Caroline Ouellette and Marie-Philip Poulin of les Canadiennes
There will be hockey playoffs in Montreal after all. Yes, you read that right.
In the midst of the Montreal Canadiens season of turmoil, and the possibility that they’ll soon be out of playoff contention, there is another Montreal hockey team dominating and playing the best hockey I’ve seen in a long time. The Montreal Canadiennes have finished first in the Canadian Women’s Hockey League with a record of 21-3 and will be hosting the Toronto Furies in a best of three semi-final this Friday, with game two on Saturday and hopefully game three on Sunday. The winner goes on to play for the Clarkson Cup in Ottawa on March 13.
While witnessing the weirdest collapse in the heart of downtown from a team that was favoured to be Stanley Cup contenders, the powerhouse of women’s hockey continues to be a perennial contender out in the East End of the city.
This season, the team formerly known as the Montreal Stars rebranded — in partnership with the Montreal Canadiens — with a new logo and name: les Canadiennes, in homage to the tradition of women’s hockey played in Quebec from the 1930s. Along with maintaining their winning tradition and new exposure, les Canadiennes played in the first women’s Winter Classic in Boston on New Year’s Day and played a couple of home games at the Canadiens practice facility in Brossard.
Montreal vs. Boston at the Winter Classic
It’s been quite the season for a team who sent nine of their best to the All Star game in Toronto, including top scorer Marie-Philip Poulin (she scored dramatic game-winners at the Sochi Olympics and in Vancouver) and four-time Olympian and CWHL all time leading scorer Caroline Ouellette. These are clearly better numbers than the Habs, yet people only seem to think of women’s hockey around Olympic time.

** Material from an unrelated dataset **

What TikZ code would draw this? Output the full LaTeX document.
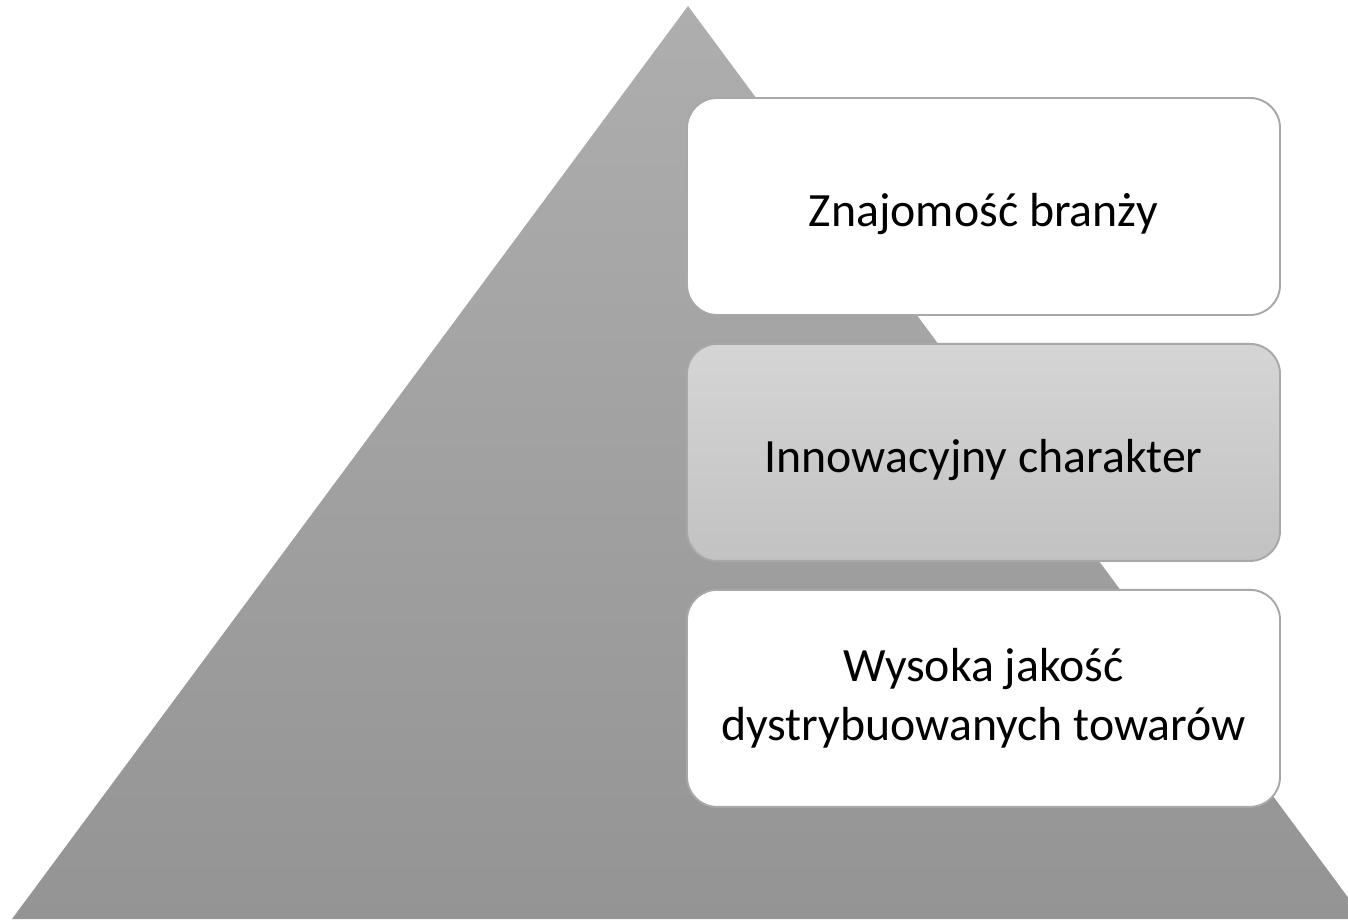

I’m not turning my back on the Habs, but the lack of scoring, constant line changes and the Michel Therrien clutch-play doesn’t inspire much confidence (or many goals). After that initial winning streak, this season has been marked by losses and dull play. It’s the complete opposite with les Canadiennes, who are all speed, scoring and great saves — without relying heavily on goaltender Charline Labonte. Whether they win by many goals or lose by one, they are a great team to watch. Consider it a continuation of the Olympic experience.
Even if you’re not too familiar with the faces of women’s hockey, the experience is a lot of fun. Etienne-Desmarteau arena may not be the Bell Centre, but it’s something special. First of all, it’s affordable — the best deal for tickets, food and beer of any sports franchise in the city (with the possible exception of roller derby). After going to a couple games this season, I had my share and left with money in my wallet; at the Bell Centre, I can only bring myself to buy one lone $10 beer.
Second, the rink had an old-school atmosphere and general admission (you can sit anywhere) so you can focus on the game and not get easily distracted by bells and whistles.
Third, the hockey is just good. I experienced the battle for first place against the Calgary Inferno. Getting the chance to watch Hayley Wickenheiser, the legend of Canadian women’s hockey, was one of my all-time hockey-watching highlights. Les Canadiennes were dominant but Calgary didn’t make it easy. And fan appreciation is also a significant part of the experience as both teams meet up after the game to sign autographs for the fans.
It may not be the road to the Stanley Cup, but the run for the Clarkson Cup is fierce hockey. Montreal women’s teams have been to five finals, winning three times. So if you really need that hockey playoff fix, see les Canadiennes contend for a real chance at that cup. ■
Les Canadiennes host the Toronto Furies in a best of three semi-final this Friday, Feb. 26 at the Etienne-Desmarteau Arena (3430 Bellechasse), 6:45 p.m., game two at the Complexe Sportif Bell (8000 Leduc, Brossard) on Saturday, Feb. 27, 5 p.m. and (hopefully) game three in Brossard on Sunday, Feb. 28.